Last month, the Kansas City Council passed an ordinance setting regulations for operating medical marijuana facilities within the city limits. The ordinance includes distance requirements for separation from schools, day cares and churches, as well as hours of operations.

In Kansas City, all medical marijuana production facilities must be located at least 750 feet away from schools and at least 300 feet away from day-care facilities and churches. Dispensaries must be located at least 300 feet away from schools, day-care facilities and churches. Hours of operation for marijuana dispensary facilities must be between 8 a.m. and 5 p.m. Medical marijuana cultivation, manufacturing and distribution facilities must follow the city’s existing zoning codes.

The City of Riverside also recently tackled medical marijuana at its board of aldermen meeting, with city staff realizing that if it used the 1,000 feet setback suggested in state law that no marijuana-related businesses could operate in Riverside. Cities are not permitted to outright prohibit or create unrealistic standards that would de facto forbid operations, so staff suggested 300 feet, which is the current setback for businesses selling alcohol. Aldermen eventually approved the 300 feet setback and approved hours of operation from 8 a.m. to 10 p.m. Monday through Saturday and 9 a.m. to 10 p.m. Sundays.

The City of Platte City’s board of aldermen has voted to limit dispensaries to the central and general business districts and approved the same 300 feet buffer as Riverside to separate facilities from schools, churches and daycare centers. Possible hours of operation are similar as well, with approved hours between 8 a.m. and 10 p.m.

Some jurisdictions are still mulling over how to handle this drastic change in Missouri law.
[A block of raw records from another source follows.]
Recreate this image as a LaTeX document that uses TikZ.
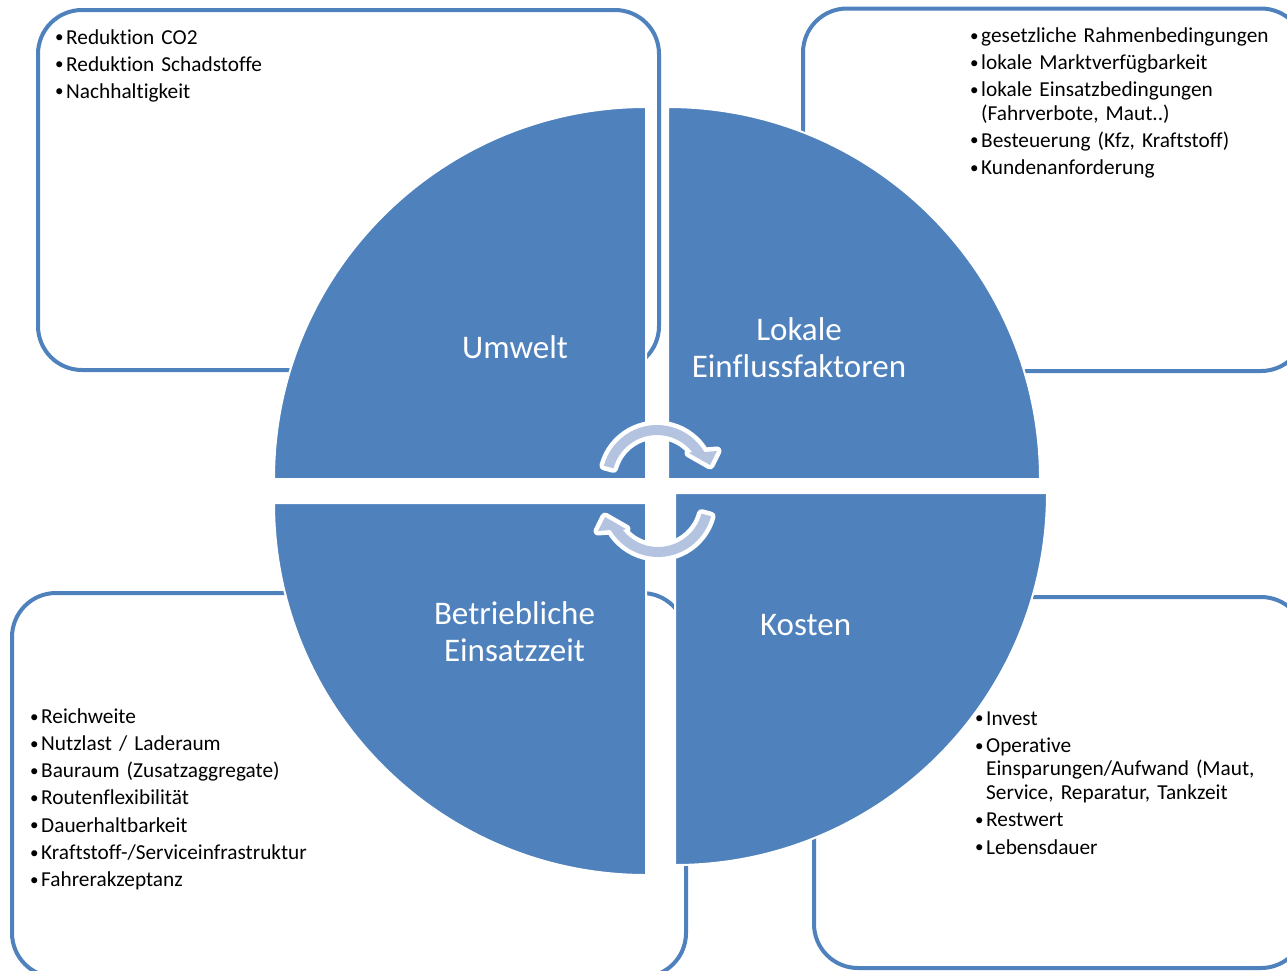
\documentclass[tikz,border=0pt]{standalone}
\usepackage{fontspec}
\setmainfont{Carlito}[Ligatures=NoCommon]
\usetikzlibrary{calc}
\definecolor{qblue}{HTML}{4F81BD}
\definecolor{arrowfill}{HTML}{B3C3E0}
\newcommand\bitem[1]{\makebox[12pt][l]{\hspace{1pt}\raisebox{1.3pt}{\scalebox{0.8}{•}}}#1}
\newcommand\hang{\hspace*{12pt}}
\begin{document}
\begin{tikzpicture}[x=1pt,y=-1pt,
  infobox/.style={draw=qblue,line width=4pt,fill=white,rounded corners=44pt,inner sep=0pt},
  bullets/.style={anchor=base west,inner sep=0pt,text width=420pt,align=left,font=\fontsize{21.3}{23.3}\selectfont},
  quad/.style={fill=qblue,draw=white,line width=2pt},
  qlabel/.style={anchor=base,inner sep=0pt,text width=320pt,align=center,text=white,font=\fontsize{33}{37}\selectfont},
  cyc/.style={fill=arrowfill,preaction={draw=white,line width=9pt,line join=round}}]
\useasboundingbox (0,0) rectangle (1287,970);
\clip (0,0) rectangle (1287,970);
% info boxes
\node[infobox,minimum width=621pt,minimum height=360pt] (boxTL) at (348.5,190) {};
\node[infobox,minimum width=502pt,minimum height=362.5pt] (boxTR) at (1054,189.75) {};
\node[infobox,minimum width=674pt,minimum height=384pt] (boxBL) at (349,785) {};
\node[infobox,minimum width=491pt,minimum height=371pt] (boxBR) at (1059.5,782.5) {};
% bullet texts
\node[bullets] (tTL) at (54,44) {\bitem{Reduktion CO2}\\[3.7pt]\bitem{Reduktion Schadstoffe}\\[3.7pt]\bitem{Nachhaltigkeit}};
\node[bullets] (tTR) at (969,42.3) {\bitem{gesetzliche Rahmenbedingungen}\\[3.9pt]\bitem{lokale Marktverfügbarkeit}\\[3.9pt]\bitem{lokale Einsatzbedingungen}\\\hang(Fahrverbote, Maut..)\\[3.9pt]\bitem{Besteuerung (Kfz, Kraftstoff)}\\[3.9pt]\bitem{Kundenanforderung}};
\node[bullets] (tBL) at (29,723.3) {\bitem{Reichweite}\\[3.9pt]\bitem{Nutzlast / Laderaum}\\[3.9pt]\bitem{Bauraum (Zusatzaggregate)}\\[3.9pt]\bitem{Routenflexibilität}\\[3.9pt]\bitem{Dauerhaltbarkeit}\\[3.9pt]\bitem{Kraftstoff-/Serviceinfrastruktur}\\[3.9pt]\bitem{Fahrerakzeptanz}};
\node[bullets] (tBR) at (974,725) {\bitem{Invest}\\[4.3pt]\bitem{Operative}\\\hang Einsparungen/Aufwand (Maut,\\\hang Service, Reparatur, Tankzeit\\[4.3pt]\bitem{Restwert}\\[3.9pt]\bitem{Lebensdauer}};
% quadrants
\path[quad] (646,479) -- (274,479) arc[start angle=180,end angle=90,radius=372pt] -- cycle;
\path[quad] (668,479) -- (668,107) arc[start angle=90,end angle=0,radius=372pt] -- cycle;
\path[quad] (646,503) -- (646,875) arc[start angle=270,end angle=180,radius=372pt] -- cycle;
\path[quad] (675,493) -- (1047,493) arc[start angle=0,end angle=-90,radius=372pt] -- cycle;
% labels
\node[qlabel] (lUm) at (515,358) {Umwelt};
\node[qlabel] (lLok) at (799,340) {Lokale\\Einflussfaktoren};
\node[qlabel] (lBet) at (514.5,624) {Betriebliche\\Einsatzzeit};
\node[qlabel] (lKos) at (805.6,635) {Kosten};
% circular arrows
\coordinate (c1) at (657,480);
\coordinate (c2) at (658,502);
\path[cyc] ($(c1)+(165:55pt)$) arc[start angle=165,end angle=30.6,radius=55pt]
  -- ($(c1)+(25.8:66.6pt)$) -- ($(c1)+(15.8:55.1pt)$) -- ($(c1)+(40.2:41.9pt)$)
  -- ($(c1)+(38.5:45pt)$) arc[start angle=38.5,end angle=165,radius=45pt] -- cycle;
\path[cyc] ($(c2)+(345:55pt)$) arc[start angle=345,end angle=210.6,radius=55pt]
  -- ($(c2)+(205.8:66.6pt)$) -- ($(c2)+(195.8:55.1pt)$) -- ($(c2)+(220.2:41.9pt)$)
  -- ($(c2)+(218.5:45pt)$) arc[start angle=218.5,end angle=345,radius=45pt] -- cycle;
\end{tikzpicture}
\end{document}
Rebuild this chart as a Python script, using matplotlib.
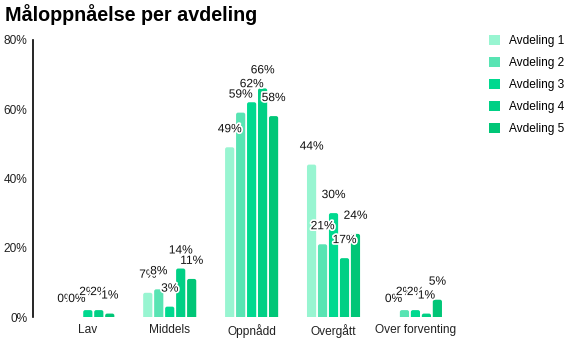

In Parkville, mayor Nan Johnston suggested the city organize a public discussion on how to handle medical marijuana in the city. Director of community development Stephen Lachky said a work session with the city’s planning and zoning commission would be held Monday, Aug. 12 with possible public hearings held in September and October.
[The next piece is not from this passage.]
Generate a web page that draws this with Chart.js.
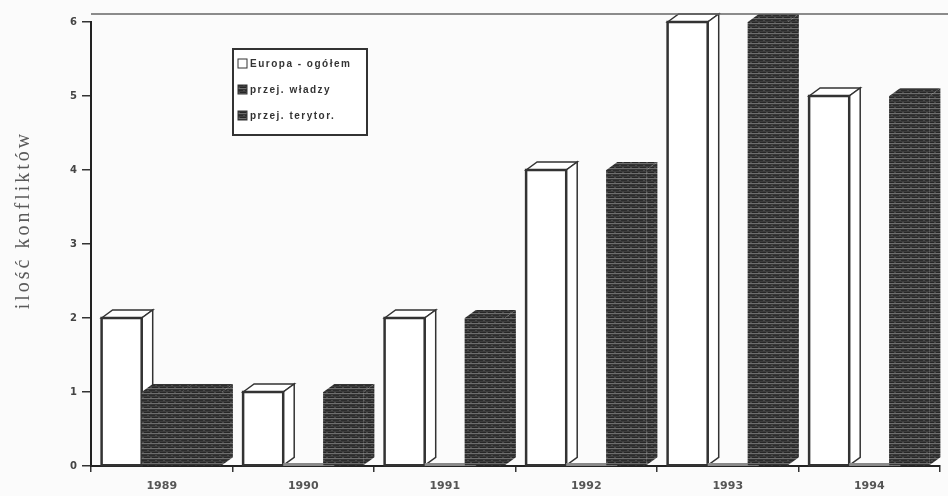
<!DOCTYPE html>
<html>
<head>
<meta charset="utf-8">
<script src="https://cdn.jsdelivr.net/npm/chart.js@4.4.0/dist/chart.umd.min.js"></script>
<style>
  html, body { margin: 0; padding: 0; background: #fbfbfb; }
  #wrap { width: 948px; height: 496px; }
</style>
</head>
<body>
<div id="wrap"><canvas id="konflikty" width="948" height="496"></canvas></div>
<script>
// dane
const years = ['1989', '1990', '1991', '1992', '1993', '1994'];
const europaOgolem = [2, 1, 2, 4, 6, 5];
const przejWladzy = [1, 0, 0, 0, 0, 0];
const przejTerytor = [1, 1, 2, 4, 6, 5];
const yTicks = [0, 1, 2, 3, 4, 5, 6];
const seriesLabels = ['Europa - ogółem', 'przej. władzy', 'przej. terytor.'];
const yTitle = 'ilość konfliktów';

const canvas = document.getElementById('konflikty');
const mainCtx = canvas.getContext('2d');

// ciemne poziome kreskowanie jak na skanie
function makeHatch() {
    const p = document.createElement('canvas');
    p.width = 8; p.height = 5;
    const g = p.getContext('2d');
    ['#2c2c2c', '#3d3d3d', '#262626', '#6e6e6e', '#353535'].forEach((c, i) => {
        g.fillStyle = c;
        g.fillRect(0, i, 8, 1);
    });
    g.fillStyle = '#4a4a4a';
    g.fillRect(3, 0, 2, 1);
    g.fillRect(6, 2, 2, 1);
    return mainCtx.createPattern(p, 'repeat');
}
const hatch = makeHatch();

const DX = 11, DY = 8;

// bryly 3D rysowane po slupkach
const bars3d = {
    id: 'bars3d',
    afterDatasetsDraw(chart) {
        const ctx = chart.ctx;
        ctx.save();
        chart.data.labels.forEach((lab, j) => {
            chart.data.datasets.forEach((ds, i) => {
                const bar = chart.getDatasetMeta(i).data[j];
                const { x, y, base, width } = bar.getProps(['x', 'y', 'base', 'width'], true);
                const l = x - width / 2, r = x + width / 2;
                const white = i === 0;
                if (Math.abs(base - y) < 1) {
                    ctx.fillStyle = '#8a8a8a';
                    ctx.fillRect(l, base - 3, width + DX, 3);
                    return;
                }
                // front
                ctx.fillStyle = white ? '#ffffff' : hatch;
                ctx.fillRect(l, y, width, base - y);
                // top
                ctx.beginPath();
                ctx.moveTo(l, y);
                ctx.lineTo(l + DX, y - DY);
                ctx.lineTo(r + DX, y - DY);
                ctx.lineTo(r, y);
                ctx.closePath();
                ctx.fillStyle = white ? '#ffffff' : hatch;
                ctx.fill();
                if (white) { ctx.strokeStyle = '#333'; ctx.lineWidth = 1.5; ctx.stroke(); }
                // side
                ctx.beginPath();
                ctx.moveTo(r, y);
                ctx.lineTo(r + DX, y - DY);
                ctx.lineTo(r + DX, base - DY);
                ctx.lineTo(r, base);
                ctx.closePath();
                ctx.fillStyle = white ? '#ffffff' : hatch;
                ctx.fill();
                if (white) {
                    ctx.stroke();
                    ctx.lineWidth = 2.5;
                    ctx.strokeRect(l, y, width, base - y);
                }
            });
        });
        ctx.restore();
    }
};

// ramka u gory, legenda i opis osi
const extras = {
    id: 'extras',
    afterDraw(chart) {
        const ctx = chart.ctx;
        const area = chart.chartArea;
        ctx.save();
        ctx.strokeStyle = '#666';
        ctx.lineWidth = 1.5;
        ctx.beginPath();
        ctx.moveTo(area.left, area.top - DY);
        ctx.lineTo(948, area.top - DY);
        ctx.stroke();

        // legenda
        ctx.fillStyle = '#ffffff';
        ctx.fillRect(233, 49, 134, 86);
        ctx.strokeStyle = '#333';
        ctx.lineWidth = 2;
        ctx.strokeRect(233, 49, 134, 86);
        ctx.font = 'bold 10px "Liberation Sans"';
        ctx.letterSpacing = '1.5px';
        ctx.textBaseline = 'middle';
        const rows = [64, 90, 116];
        chart.data.datasets.forEach((ds, i) => {
            const yy = rows[i];
            ctx.fillStyle = i === 0 ? '#ffffff' : hatch;
            ctx.fillRect(238, yy - 5, 9, 9);
            ctx.strokeStyle = '#333';
            ctx.lineWidth = 1;
            ctx.strokeRect(238, yy - 5, 9, 9);
            ctx.fillStyle = '#333';
            ctx.fillText(ds.label, 250, yy);
        });

        // tytul osi Y
        ctx.translate(24, 220);
        ctx.rotate(-Math.PI / 2);
        ctx.font = '20px "Liberation Serif"';
        ctx.letterSpacing = '3px';
        ctx.textAlign = 'center';
        ctx.fillStyle = '#5a5a5a';
        ctx.fillText(yTitle, 0, 0);
        ctx.restore();
    }
};

new Chart(canvas, {
    type: 'bar',
    data: {
        labels: years,
        datasets: [
            { label: seriesLabels[0], data: europaOgolem, backgroundColor: '#ffffff', borderColor: '#333', borderWidth: 2 },
            { label: seriesLabels[1], data: przejWladzy, backgroundColor: hatch },
            { label: seriesLabels[2], data: przejTerytor, backgroundColor: hatch }
        ]
    },
    options: {
        responsive: false,
        animation: false,
        categoryPercentage: 0.85,
        barPercentage: 1,
        layout: { padding: { top: 22, right: 8, left: 0, bottom: 0 } },
        plugins: {
            legend: { display: false },
            tooltip: { enabled: false }
        },
        scales: {
            x: {
                grid: { display: true, drawOnChartArea: false, offset: true, tickLength: 6, color: '#333', lineWidth: 1.5 },
                border: { display: true, color: '#222', width: 2 },
                ticks: { color: '#555', font: { family: 'DejaVu Sans', size: 11, weight: 'bold' }, padding: 8 },
                afterFit(s) { s.height = 30; }
            },
            y: {
                min: 0,
                max: 6,
                afterBuildTicks(s) { s.ticks = yTicks.map(v => ({ value: v })); },
                grid: { drawOnChartArea: false, tickLength: 9, color: '#333', lineWidth: 1.5 },
                border: { color: '#222', width: 2 },
                ticks: { color: '#444', font: { family: 'DejaVu Sans', size: 10, weight: 'bold' }, padding: 5 },
                afterFit(s) { s.width = 91; }
            }
        }
    },
    plugins: [bars3d, extras]
});
</script>
</body>
</html>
The Weston planning and zoning commission are also still working on their recommendations for changes to Weston’s municipal code. At the July meeting of the board of aldermen, city attorney Jeremy Webb spoke about the ramifications of the legalization on personnel policies, with the city currently leaning toward complete prohibition of use of medical marijuana by city employees.

During discussions in several cities, aldermen and city staff have wondered if they should set the limits with consideration to the possible future legalization of recreational marijuana in Missouri. The general consensus was that any such legalization could be years off, and would still be in violation of federal law. Cities will adjust ordinances to meet the current criteria and make further changes in the future, if and when they are needed.